Sie habe als junge Person «auf jeden Fall Angst vor der Zukunft», sagte Magdalena Erni (21) – etwa, wenn sie sich vor Augen führe, mit wie vielen Hitzetagen sie rechnen müsse, wenn sie dereinst 80-jährig sein werde. Erni ist Co-Präsidentin der Jungen Grünen Schweiz und setzte sich als Gesicht der Umweltverantwortungsinitiative Anfang Jahr heftigen Kontroversen aus. Das Begehren der grünen Jungpartei wurde am 9. Februar von den schweizerischen Stimmberechtigten hochkant abgelehnt.

Schmaler Grat

Aus Ernis Sicht verlangte die Umweltverantwortungsinitiative genau das, was nötig wäre, um aus der Klimakrise herauszufinden. «Zu erkennen, dass diese Forderungen weit entfernt davon sind, mehrheitsfähig zu sein, hat hoffnungslos gemacht», sagte sie. Mehrere ihrer Kolleg*innen hätten deswegen ihren Aktivismus aufgegeben, andere kämpfen sich laut Erni noch aus dem Loch heraus.

Der Grat, auf dem sie sich bewegt, beschrieb Magdalena Erni als recht schmal. Einerseits wandle sich die Zukunftsangst in berauschende Tatkraft, wenn sich Aktivist*innen mit ihren Sorgen gegenseitig antreiben. Andererseits erlebten Aktivist*innen auch deprimierende Ohnmachtsgefühle sehr intensiv, wenn sich trotz vollem Einsatz nichts bewege. «Aber wenn wir es nicht machen, wer macht es dann?», fragte sie.

Kommt alles gut oder Geht alles den Bach unter? fotografiert am Mittwoch, 21. Mai 2025 in Bern. (hauptstadt.be / Simon Boschi)
Das Leben ist ein Entwurf: Benjamin Ruch. (Bild: Simon Boschi)
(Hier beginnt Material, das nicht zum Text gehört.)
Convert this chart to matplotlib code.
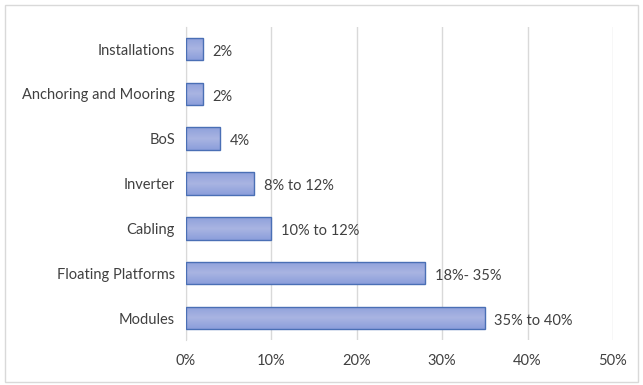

Ohnmachtsgefühle beobachtet auch Benjamin Ruch (41). Er ist Schulseelsorger und Lehrer für Religion und Philosophie an der Kantonsschule Baden. Bei seinen Gymnasiast*innen – aber bis zu einem gewissen Grad auch bei sich selbst, wie er betonte – nimmt er eine schleichende Tendenz zur «konformen Apathie» wahr. Er meint damit einen Rückzug ins Private aus Gründen der Ohnmacht. Man strebt nach persönlichem Erfolg, Geld, einem flotten Auto, weil es eh nichts bringt, sich um das grosse Ganze zu sorgen. Die Kraft ist nicht mehr da, gegen die globalen Probleme anzukämpfen.

Was tun?

«Du hast Angst. Ich auch.»

Ruch findet Inspiration in Religion und Philosophie. Sie helfen, so Ruch, zu einem Perspektivenwechsel zu finden. Eine wichtige Funktion von Religion bestehe darin, zu erkennen, dass es Sinn mache, der Resignation zu widerstehen: «Die Welt, wie sie ist, ist nicht alles. Es muss mehr geben.» Das Leben sei kein Zustand, sondern ein Entwurf, eine Idee, ständig vorwärts zu gehen – Ängste und Sorgen gehörten ganz normal dazu.

Kommt alles gut oder Geht alles den Bach unter? fotografiert am Mittwoch, 21. Mai 2025 in Bern. (hauptstadt.be / Simon Boschi)
Heitere Diskussion, aufmerksames Publikum. (Bild: Simon Boschi)

«Du hast Angst. Ich auch. Die Menschen vor mir und nach mir ebenfalls, ich bin in diesem Feld unterwegs», sagte Ruch im Progr. Es ist letztlich ein sehr solidarischer Gedanke, auf dieser Welt gemeinsam den Weg nach vorne zu suchen.

Deshalb habe er auch überhaupt nicht das Gefühl, alles gehe den Bach runter. «Es gibt verschiedene Entwicklungen, die mich hoffnungsvoll stimmen», hielt Ruch fest. Dass Queerness offener gelebt werden könne zum Beispiel. Oder wie selbstverständlich religiöse Pluralität heute sei.

Man könnte sogar sagen: Aus Ängsten kann auch Kraft entstehen.